## Aim of the task
Return, without pictures, the lines from the start of the data through the one that contains "from matplotlib.ticker import MultipleLocator".

## Dataset section
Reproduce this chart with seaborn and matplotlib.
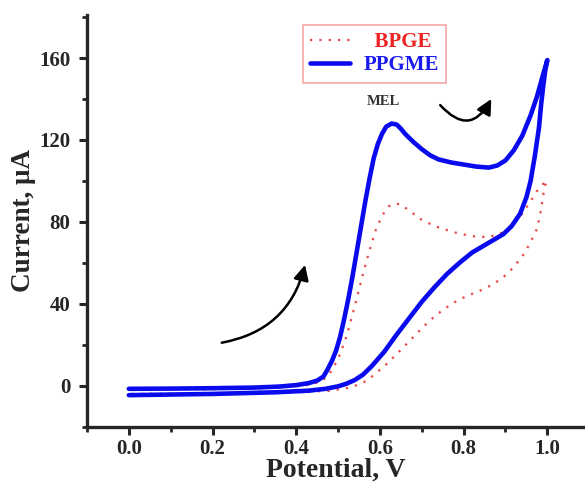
import matplotlib
matplotlib.use("Agg")
import matplotlib.pyplot as plt
import seaborn as sns
import pandas as pd
from matplotlib.patches import FancyArrowPatch
from matplotlib.ticker import MultipleLocator

# ---- data (potential V, current uA), forward then reverse scan ----
ppgme_v = [0.0, 0.1, 0.2, 0.3, 0.36, 0.40, 0.43, 0.45, 0.465, 0.475, 0.485, 0.495, 0.505,
           0.515, 0.525, 0.535, 0.545, 0.555, 0.565, 0.575, 0.585, 0.595, 0.605, 0.615, 0.628,
           0.64, 0.65, 0.66, 0.68, 0.70, 0.72, 0.74, 0.77, 0.80, 0.83, 0.86, 0.88,
           0.90, 0.92, 0.94, 0.96, 0.975, 0.99, 1.0,
           0.995, 0.99, 0.985, 0.98, 0.97, 0.96, 0.95, 0.935, 0.915, 0.895, 0.87,
           0.845, 0.82, 0.79, 0.76, 0.73, 0.70, 0.67, 0.64, 0.61, 0.58, 0.56,
           0.54, 0.52, 0.50, 0.47, 0.43, 0.35, 0.2, 0.0]
ppgme_i = [-1.5, -1.4, -1.2, -0.9, -0.4, 0.3, 1.3, 2.5, 4.5, 8, 12, 17, 24,
           33, 43, 54, 66, 78, 90, 101, 111, 118, 123, 126.5, 128,
           127.5, 125.5, 123, 119, 115.5, 112.5, 110.5, 109, 108, 107, 106.5, 107.5,
           110, 115, 122, 132, 141, 152, 159,
           154, 146, 137, 126, 112, 100, 92, 84, 78, 74, 71,
           68, 65, 60, 54.5, 48, 41, 33, 25, 16.5, 9.5, 5.5,
           2.8, 1.0, -0.3, -1.5, -2.4, -3.2, -4.0, -4.6]

bpge_v = [0.0, 0.3, 0.42, 0.46, 0.48, 0.50, 0.52, 0.54, 0.56, 0.575, 0.59, 0.605,
          0.62, 0.635, 0.65, 0.67, 0.70, 0.73, 0.775, 0.82, 0.86, 0.895, 0.92,
          0.94, 0.96, 0.975, 0.99, 1.0,
          0.995, 0.99, 0.985, 0.976, 0.96, 0.943, 0.92, 0.895, 0.87, 0.84, 0.81,
          0.785, 0.75, 0.72, 0.69, 0.665, 0.64, 0.617, 0.59, 0.569, 0.545,
          0.52, 0.48, 0.4, 0.0]
bpge_i = [-2, -1.5, 0, 2, 6, 13, 24, 39, 55, 66, 76, 83,
          87.5, 89, 88.5, 85.5, 81, 78, 75, 73, 72.5, 75, 79,
          84, 90, 95, 98.5, 100,
          98, 93, 86, 77, 70, 64, 58, 53, 49.5, 46.5, 44,
          41.6, 37, 32, 26, 20.6, 15.5, 10.8, 6, 2.5, 0.3,
          -1.2, -2.5, -3.2, -4]

x_ticks = [0.0, 0.2, 0.4, 0.6, 0.8, 1.0]
y_ticks = [0, 40, 80, 120, 160]

sns.set_style("ticks")
plt.rcParams['font.family'] = ['Liberation Serif', 'DejaVu Serif']
plt.rcParams['font.weight'] = 'bold'

fig = plt.figure(figsize=(5.85, 4.86), dpi=100)
ax = fig.add_axes([87/585, (486-426.7)/486, 1-87/585, 411.7/486])

df_b = pd.DataFrame({"V": bpge_v, "I": bpge_i})
df_p = pd.DataFrame({"V": ppgme_v, "I": ppgme_i})

sns.lineplot(data=df_b, x="V", y="I", sort=False, estimator=None, ax=ax,
             color="#e8484a", lw=1.6, linestyle=(0, (1, 3.2)), label="BPGE")
sns.lineplot(data=df_p, x="V", y="I", sort=False, estimator=None, ax=ax,
             color="#0a0aee", lw=3.3, label="PPGME",
             solid_joinstyle='round', solid_capstyle='round')

ax.set_xlim(-0.1, 1.09)
ax.set_ylim(-20, 181)
ax.set_xticks(x_ticks)
ax.set_yticks(y_ticks)
ax.set_xticklabels([f"{t:.1f}" for t in x_ticks])
ax.xaxis.set_minor_locator(MultipleLocator(0.1))
ax.yaxis.set_minor_locator(MultipleLocator(20))
ax.tick_params(which='major', direction='out', length=6, width=2.2, labelsize=15)
ax.tick_params(axis='y', which='major', pad=6)
ax.tick_params(axis='x', which='major', pad=3)
ax.tick_params(which='minor', direction='out', length=3.5, width=2.0)
for lab in ax.get_xticklabels() + ax.get_yticklabels():
    lab.set_fontweight('bold')

for s in ['top', 'right']:
    ax.spines[s].set_visible(False)
for s in ['left', 'bottom']:
    ax.spines[s].set_linewidth(2.4)

ax.set_xlabel("Potential, V", fontsize=20, fontweight='bold', labelpad=-1)
ax.set_ylabel("Current, μA", fontsize=19.5, fontweight='bold', labelpad=2)

leg = ax.legend(loc='upper left', bbox_to_anchor=(0.434, 0.976),
                frameon=True, fancybox=False, handlelength=1.9, borderpad=0.35,
                labelspacing=0.15, handletextpad=0.65, borderaxespad=0,
                prop={'weight': 'bold', 'size': 15})
leg.get_frame().set_edgecolor('#f09090')
leg.get_frame().set_linewidth(1.2)
leg.get_texts()[0].set_color('#ee2222')
leg.get_texts()[1].set_color('#1a1aee')
leg.get_texts()[0].set_text("  BPGE")

ax.text(0.608, 139, "MEL", fontsize=10.5, fontweight='bold', color='#333333',
        ha='center', va='center')

a1 = FancyArrowPatch((0.222, 21), (0.421, 59), connectionstyle="arc3,rad=0.32",
                     arrowstyle='-|>,head_length=7,head_width=3.5', lw=1.8, color='black',
                     mutation_scale=1.3, shrinkA=0, shrinkB=0)
ax.add_patch(a1)
a2 = FancyArrowPatch((0.744, 137), (0.866, 140), connectionstyle="arc3,rad=0.7",
                     arrowstyle='-|>,head_length=7,head_width=3.5', lw=1.8, color='black',
                     mutation_scale=1.3, shrinkA=0, shrinkB=0)
ax.add_patch(a2)

fig.savefig("out.png", dpi=100)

## Output for this exercise
Reproduce this chart with seaborn and matplotlib.
import matplotlib
matplotlib.use("Agg")
import matplotlib.pyplot as plt
import seaborn as sns
import pandas as pd
from matplotlib.patches import FancyArrowPatch
from matplotlib.ticker import MultipleLocator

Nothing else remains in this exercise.